• Data provided:
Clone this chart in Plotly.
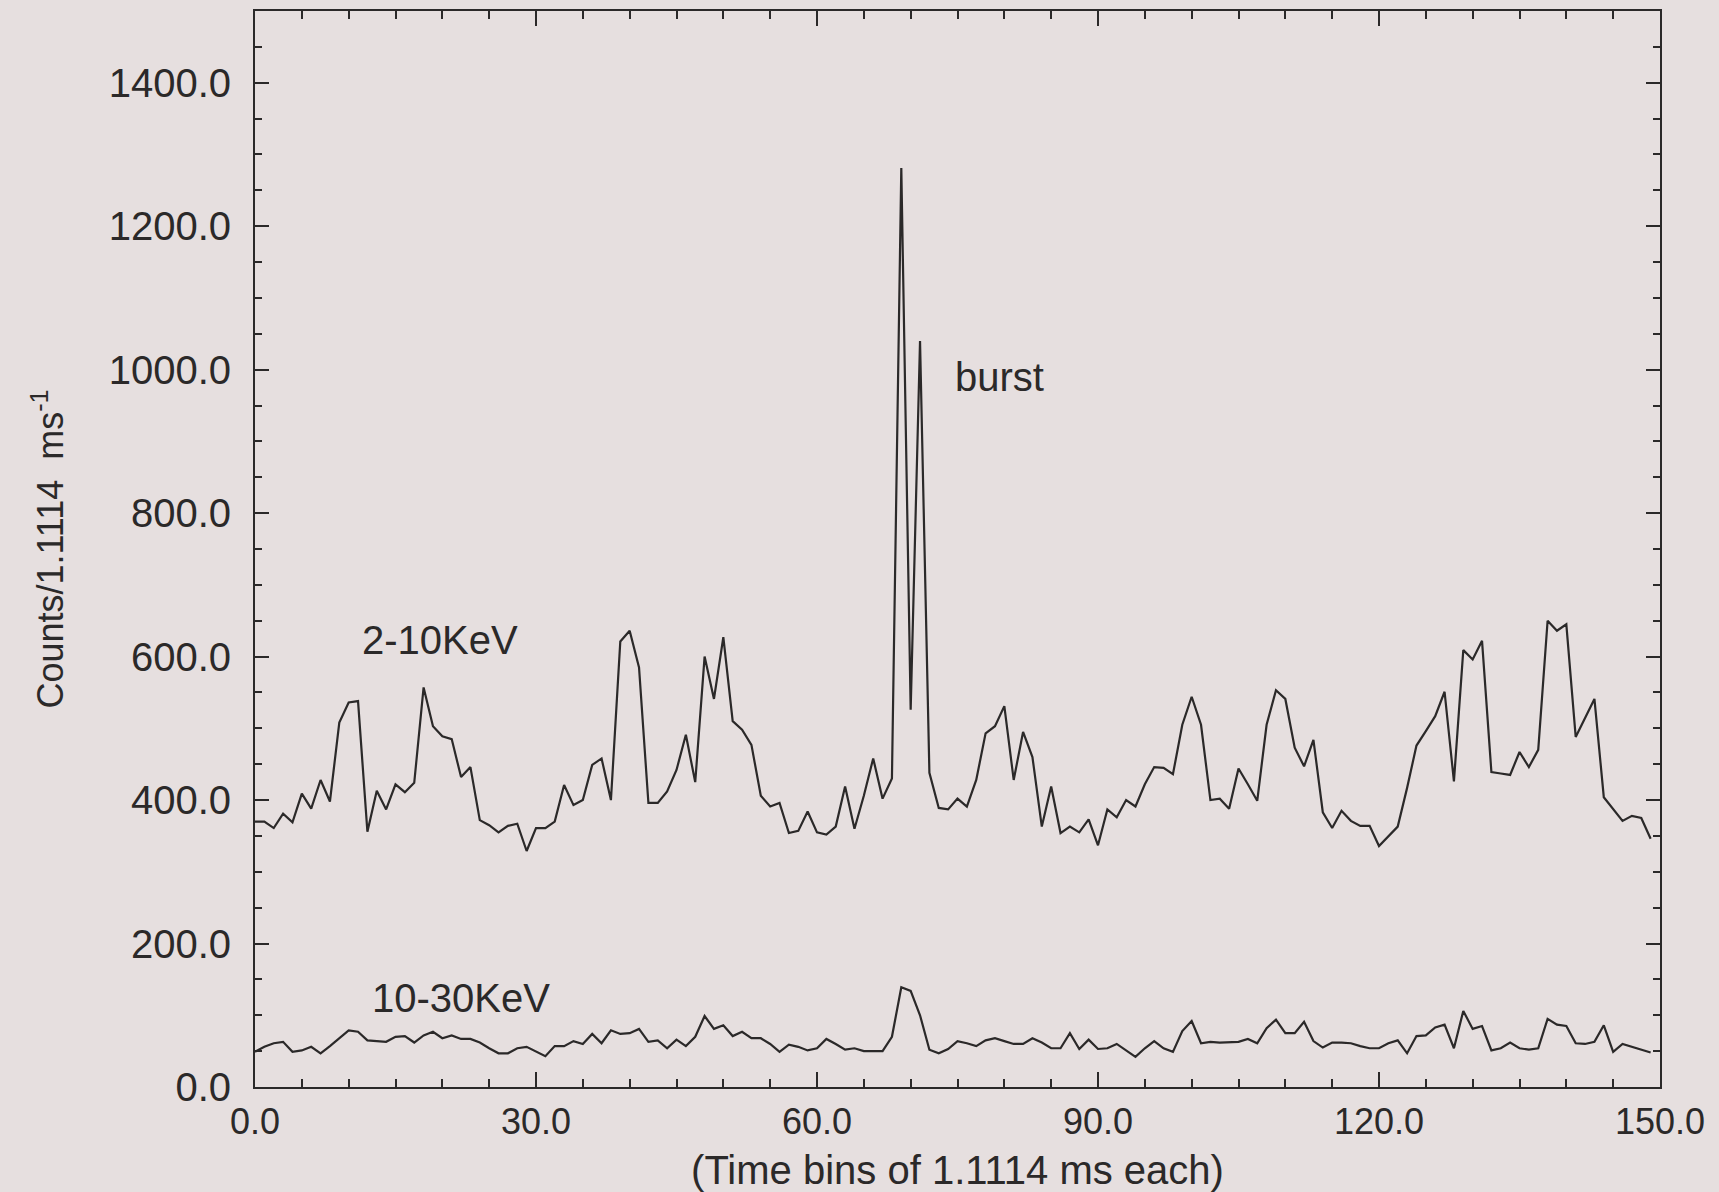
import plotly.graph_objects as go

bins = list(range(150))

counts_2_10kev = [
    370, 370, 361, 381, 369, 409, 388, 428, 398, 508,
    536, 538, 356, 413, 387, 422, 411, 424, 557, 503,
    489, 485, 432, 446, 372, 365, 355, 364, 367, 329,
    361, 361, 370, 421, 393, 400, 449, 458, 400, 621,
    636, 585, 396, 396, 412, 442, 491, 425, 600, 541,
    627, 510, 498, 477, 406, 391, 396, 354, 357, 384,
    355, 352, 363, 419, 360, 406, 458, 402, 430, 1281,
    526, 1040, 438, 389, 387, 402, 391, 428, 493, 503,
    531, 428, 495, 460, 363, 419, 354, 363, 355, 373,
    337, 387, 376, 400, 391, 422, 446, 445, 436, 505,
    544, 505, 400, 402, 388, 444, 422, 399, 505, 553,
    541, 473, 447, 484, 383, 361, 385, 371, 364, 364,
    336, 350, 363, 417, 476, 496, 517, 551, 426, 609,
    596, 622, 439, 437, 435, 467, 446, 470, 650, 636,
    645, 488, 515, 541, 404, 387, 371, 378, 375, 346,
]

counts_10_30kev = [
    49, 56, 61, 63, 49, 51, 56, 47, 57, 68,
    79, 77, 65, 64, 63, 70, 71, 62, 72, 77,
    68, 72, 67, 67, 62, 54, 47, 47, 54, 56,
    50, 43, 57, 57, 64, 60, 74, 61, 79, 74,
    75, 81, 63, 65, 54, 66, 57, 70, 99, 81,
    86, 71, 77, 68, 68, 60, 49, 59, 56, 51,
    54, 67, 60, 52, 54, 50, 50, 50, 70, 139,
    134, 100, 52, 47, 53, 64, 61, 57, 65, 68,
    64, 60, 60, 68, 62, 54, 54, 75, 53, 66,
    53, 54, 60, 51, 42, 54, 64, 54, 49, 78,
    92, 61, 63, 62, 63, 63, 67, 61, 82, 94,
    75, 75, 91, 64, 55, 62, 62, 61, 57, 54,
    54, 61, 65, 47, 71, 72, 83, 87, 54, 106,
    81, 85, 51, 54, 62, 54, 52, 54, 95, 87,
    85, 61, 60, 63, 86, 49, 60, 56, 51, 48,
]

labels = [
    {"text": "2-10KeV", "x": 19.8, "y": 623},
    {"text": "10-30KeV", "x": 22.0, "y": 124},
    {"text": "burst", "x": 79.5, "y": 990},
]

x_ticks = [0, 30, 60, 90, 120, 150]
y_ticks = [0, 200, 400, 600, 800, 1000, 1200, 1400]

BG = "#e6dfdf"
INK = "#2b2929"
REG = "Liberation Sans, Arial, Helvetica, sans-serif"

fig = go.Figure()
fig.add_trace(go.Scatter(x=bins, y=counts_2_10kev, mode="lines",
                         line=dict(color=INK, width=2.2), name="2-10KeV",
                         showlegend=False))
fig.add_trace(go.Scatter(x=bins, y=counts_10_30kev, mode="lines",
                         line=dict(color=INK, width=2.2), name="10-30KeV",
                         showlegend=False))

for lab in labels:
    fig.add_annotation(x=lab["x"], y=lab["y"], text=lab["text"], showarrow=False,
                       xref="x", yref="y",
                       font=dict(family=REG, size=40, color=INK))

fig.update_layout(
    width=1719, height=1192,
    margin=dict(l=255, r=59, t=11, b=105),
    paper_bgcolor=BG, plot_bgcolor=BG,
    showlegend=False,
)

fig.update_xaxes(
    range=[0, 150], tickvals=x_ticks,
    ticktext=[f"{v:.1f}" for v in x_ticks],
    showgrid=False, zeroline=False, automargin=False,
    showline=True, linecolor=INK, linewidth=2, mirror="allticks",
    ticks="inside", ticklen=15, tickwidth=2, tickcolor=INK,
    minor=dict(dtick=5, ticks="inside", ticklen=8, tickwidth=2, tickcolor=INK, showgrid=False),
    tickfont=dict(family=REG, size=36, color=INK),
    ticklabelstandoff=2,
    title=dict(text="(Time bins of 1.1114 ms each)",
               font=dict(family=REG, size=40, color=INK), standoff=22),
)
fig.update_yaxes(
    range=[0, 1500], tickvals=y_ticks,
    ticktext=[f"{v:.1f}" for v in y_ticks],
    showgrid=False, zeroline=False, automargin=False,
    showline=True, linecolor=INK, linewidth=2, mirror="allticks",
    ticks="inside", ticklen=14, tickwidth=2, tickcolor=INK,
    minor=dict(dtick=50, ticks="inside", ticklen=7, tickwidth=2, tickcolor=INK, showgrid=False),
    tickfont=dict(family=REG, size=40, color=INK),
    ticklabelstandoff=14,
    title=dict(text="Counts/1.1114  ms<sup>-1</sup>",
               font=dict(family=REG, size=36, color=INK), standoff=34),
)

fig.write_html("out.html", config={"displayModeBar": False},
               post_script="document.body.style.margin='0';document.body.style.overflow='hidden';")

• Stated problem:
Return only the lines from the start of the data through the line that contains "bins = list(range(150))", please, copying them exactly and omitting all pictures.

• Response for this exercise:
Clone this chart in Plotly.
import plotly.graph_objects as go

bins = list(range(150))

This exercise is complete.